Con i tuoi figli parli di ecologia?
(Ha avuto da Penélope Cruz Leonardo e Luna, 9 e 6 anni, ndr).
«Sì, ma ho scoperto che sono più preparati di noi alla loro età, quando esistevano ancora le stagioni e non immaginavamo i problemi di oggi. Loro ne parlano a scuola, con gli altri bambini. E vedere l’impegno di Greta Thunberg mi fa sperare nel potere delle nuove generazioni».

Anche tuo fratello Carlos, con te in Sanctuary, è un attore. Siete molto legati?
«Ha sei anni più di me e, siccome io ero molto piccolo quando mia madre si è separata, è stato il mio punto di riferimento maschile in famiglia.
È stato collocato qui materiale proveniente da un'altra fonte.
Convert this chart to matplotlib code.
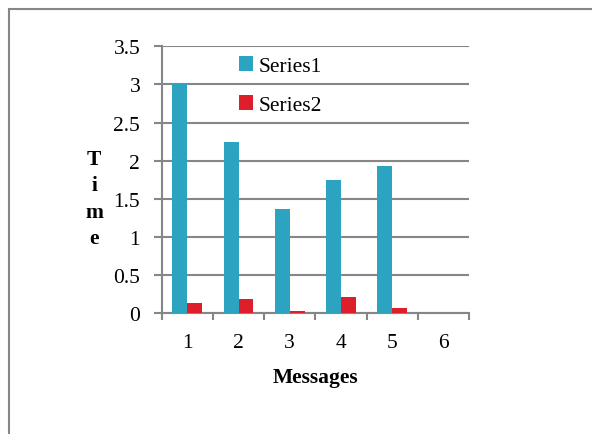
import numpy as np
import matplotlib.pyplot as plt
from matplotlib.patches import Rectangle

# dados
mensagens = ['1', '2', '3', '4', '5', '6']
series1 = [3.0, 2.24, 1.365, 1.75, 1.93, 0.0]
series2 = [0.13, 0.19, 0.026, 0.21, 0.066, 0.0]

cor1 = '#2ca3c0'
cor2 = '#dc1f2a'
cinza = '#868686'
fs = 15.5

plt.rcParams['font.family'] = ['Liberation Serif', 'DejaVu Serif']

fig = plt.figure(figsize=(5.92, 4.35), dpi=100)
W, H = 592, 435

# moldura (só topo e esquerda aparecem)
fig.patches.append(Rectangle((8.5 / W, -0.1), 1.2, (H - 9.5) / H + 0.1,
                             transform=fig.transFigure, fill=False,
                             edgecolor=cinza, linewidth=1.5))

ax = fig.add_axes([161.7 / W, 1 - 314.3 / H, (469 - 161.7) / W, (314.3 - 47.3) / H])

x = np.arange(len(mensagens))
larg = 0.29
ax.bar(x - larg / 2, series1, width=larg, color=cor1, label='Series1', zorder=3)
ax.bar(x + larg / 2, series2, width=larg, color=cor2, label='Series2', zorder=3)

ax.set_xlim(-0.5, len(mensagens) - 0.5)
ax.set_ylim(0, 3.5)
ax.set_yticks(np.arange(0, 3.51, 0.5))
ax.set_yticklabels(['0', '0.5', '1', '1.5', '2', '2.5', '3', '3.5'])
ax.set_xticks(x)
ax.set_xticklabels(mensagens)
ax.set_xticks(np.arange(-0.5, len(mensagens)), minor=True)

ax.grid(axis='y', color=cinza, linewidth=1.5, zorder=0)
for lado in ['top', 'right']:
    ax.spines[lado].set_visible(False)
for lado in ['left', 'bottom']:
    ax.spines[lado].set_color(cinza)
    ax.spines[lado].set_linewidth(1.5)

ax.tick_params(axis='y', which='major', length=6, width=1.5, color=cinza,
               labelsize=fs, pad=9.5)
ax.tick_params(axis='x', which='major', length=0, labelsize=fs, pad=14)
ax.tick_params(axis='x', which='minor', length=5, width=1.5, color=cinza)

ax.set_xlabel('Messages', fontsize=fs, fontweight='bold', labelpad=11)
ax.set_ylabel('T\ni\nm\ne', fontsize=fs, fontweight='bold', rotation=0,
               va='center', ha='center', linespacing=1.42)
ax.yaxis.set_label_coords(-0.22, 0.43)

ax.legend(loc='upper left', bbox_to_anchor=(0.19, 1.035), frameon=False,
          fontsize=fs, handlelength=0.65, handleheight=0.65,
          handletextpad=0.25, labelspacing=0.9)

plt.savefig('out.png', dpi=100)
Litigavamo, ovviamente. Ma ora siamo legatissimi».

Tua madre è attrice, come i nonni e lo zio. In una famiglia così, hai mai pensato di fare tutt’altro?
«Certo, tanto più che mia madre era rimasta disoccupata due anni ed era andata anche a pulire scale, per mantenerci. Quando l’hanno richiamata a teatro nel ruolo della regina Isabella, era nervosissima. Avevo 9 anni, l’ho vista vomitare in camerino e, un minuto dopo, uscire in scena da regina. E ho pensato che fosse un mestiere folle».

Quindi?
«Da adolescente studiavo pittura e belle arti. Per anni mi sono pagato gli studi anche lavorando come comparsa. Finché proprio mia madre mi ha preso da parte dicendomi: “Puoi farne un mestiere, sappilo, ma devi studiare e prepararti sul serio”».
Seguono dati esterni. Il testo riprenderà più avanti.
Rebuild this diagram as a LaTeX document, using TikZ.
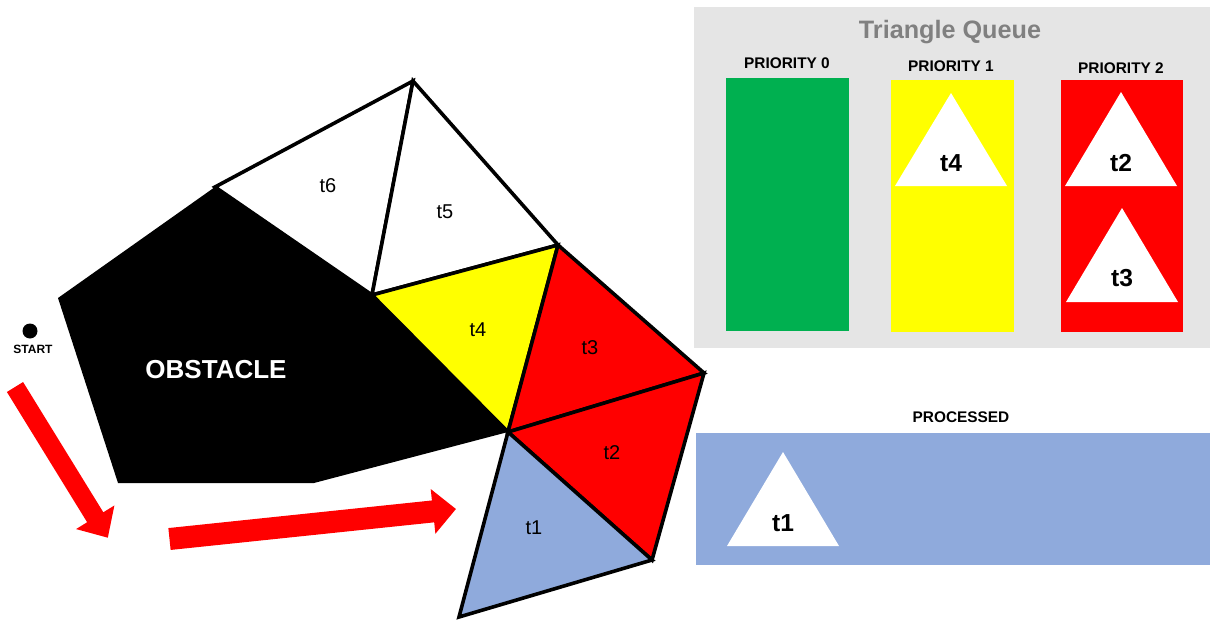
\documentclass[tikz,border=0pt]{standalone}
\usepackage{fontspec}
\setmainfont{Liberation Sans}
\definecolor{qgreen}{HTML}{00B050}
\definecolor{qyellow}{HTML}{FFFF00}
\definecolor{qred}{HTML}{FF0000}
\definecolor{qblue}{HTML}{8FAADC}
\definecolor{qgrey}{HTML}{E5E5E5}
\definecolor{titlegrey}{HTML}{808080}
\begin{document}
\begin{tikzpicture}[x=0.5pt,y=-0.5pt,
  mesh/.style={draw=black,line width=1.8pt,line join=miter},
  meshlabel/.style={inner sep=0pt,font=\fontsize{10pt}{12pt}\selectfont},
  qlabel/.style={inner sep=0pt,font=\fontsize{12.3pt}{14pt}\selectfont\bfseries},
  prio/.style={inner sep=0pt,font=\fontsize{7.7pt}{9pt}\selectfont\bfseries},
  redarrow/.style={fill=qred}]
\useasboundingbox (0,0) rectangle (1210,621);
% mesh vertices
\coordinate (A) at (215,187);
\coordinate (B) at (413,81);
\coordinate (C) at (372,295);
\coordinate (D) at (558,245);
\coordinate (E) at (704,373);
\coordinate (V) at (508,432);
\coordinate (F) at (652,560);
\coordinate (G) at (459,617);
\coordinate (L) at (58,298);
\coordinate (BL) at (118,483);
\coordinate (BR) at (314,483);
% obstacle
\fill[black] (A) -- (L) -- (BL) -- (BR) -- (V) -- (C) -- cycle;
\node[inner sep=0pt,text=white,font=\fontsize{13pt}{15pt}\selectfont\bfseries] (obs) at (216,370) {OBSTACLE};
% triangles
\filldraw[mesh,fill=white] (A) -- (B) -- (C) -- cycle;
\filldraw[mesh,fill=white] (B) -- (D) -- (C) -- cycle;
\filldraw[mesh,fill=qyellow] (C) -- (D) -- (V) -- cycle;
\filldraw[mesh,fill=qred] (D) -- (E) -- (V) -- cycle;
\filldraw[mesh,fill=qred] (V) -- (E) -- (F) -- cycle;
\filldraw[mesh,fill=qblue] (V) -- (F) -- (G) -- cycle;
\node[meshlabel] (l6) at (328,186) {t6};
\node[meshlabel] (l5) at (445,212) {t5};
\node[meshlabel] (l4) at (478,330) {t4};
\node[meshlabel] (l3) at (590,348) {t3};
\node[meshlabel] (l2) at (612,453) {t2};
\node[meshlabel] (l1) at (534,528) {t1};
% start
\fill[black] (30,331) circle (3.75pt);
\node[inner sep=0pt,font=\fontsize{6pt}{7pt}\selectfont\bfseries] (start) at (33,349) {START};
% red arrows
\begin{scope}[shift={(15,387)},rotate=-58.37]
\fill[redarrow] (0,-9.5) -- (153,-9.5) -- (153,-22.5) -- (177,0) -- (153,22.5) -- (153,9.5) -- (0,9.5) -- cycle;
\end{scope}
\begin{scope}[shift={(169.5,539)},rotate=5.98]
\fill[redarrow] (0,-11) -- (265,-11) -- (265,-22.5) -- (288,0) -- (265,22.5) -- (265,11) -- (0,11) -- cycle;
\end{scope}
% triangle queue panel
\fill[qgrey] (694,7) rectangle (1210,348);
\node[inner sep=0pt,text=titlegrey,font=\fontsize{12.6pt}{15pt}\selectfont\bfseries] (title) at (950,32) {Triangle Queue};
\node[prio] (p0) at (787,63) {PRIORITY 0};
\node[prio] (p1) at (951,66) {PRIORITY 1};
\node[prio] (p2) at (1121,68) {PRIORITY 2};
\fill[qgreen] (726,78) rectangle (849,331);
\fill[qyellow] (891,80) rectangle (1014,332);
\fill[qred] (1061,80) rectangle (1183,332);
\fill[white] (951,93) -- (1007,186) -- (895,186) -- cycle;
\node[qlabel] (q4) at (951,163) {t4};
\fill[white] (1121,92) -- (1177,186) -- (1065,186) -- cycle;
\node[qlabel] (q2) at (1121,163) {t2};
\fill[white] (1122,208) -- (1178,302) -- (1066,302) -- cycle;
\node[qlabel] (q3) at (1122,278) {t3};
% processed
\node[prio] (proc) at (961,417) {PROCESSED};
\fill[qblue] (696,433) rectangle (1210,565);
\fill[white] (783,452) -- (839,546) -- (727,546) -- cycle;
\node[qlabel] (q1) at (783,523) {t1};
\end{tikzpicture}
\end{document}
Quando hai vinto l’Oscar, l’hai ringraziata pubblicamente.
«In realtà avevo preparato tre pagine di discorso con parecchi nomi da citare. Continuavo a rileggerlo con le mani tremanti. Ero seduto tra mia mamma e Jack Nicholson, che continuavano a parlarsi senza conoscere uno la lingua dell’altro, poi lui vedendomi teso mi ha detto: “Lascia perdere quei fogli, dedicalo solo a lei”. E così ho fatto».

Non è un paese per vecchi è stato il tuo ruolo più folle?
«Già, e un altro grande premio l’ho avuto da 56 psichiatri che, dopo aver guardato film usciti tra il 1950 e il 2010, hanno detto che lo psicopatico più credibile del cinema…. ero io!».

Qual è il segreto per esserci riuscito così bene?
«Ho uno psicopatico in me! Scherzi a parte, noi attori peschiamo nel caleidoscopio di personalità che ognuno di noi ha dentro. Portiamo all’estremo delle potenzialità. Ma la differenza tra me e un vero malato di mente è che io ho un biglietto di andata e ritorno dalla follia».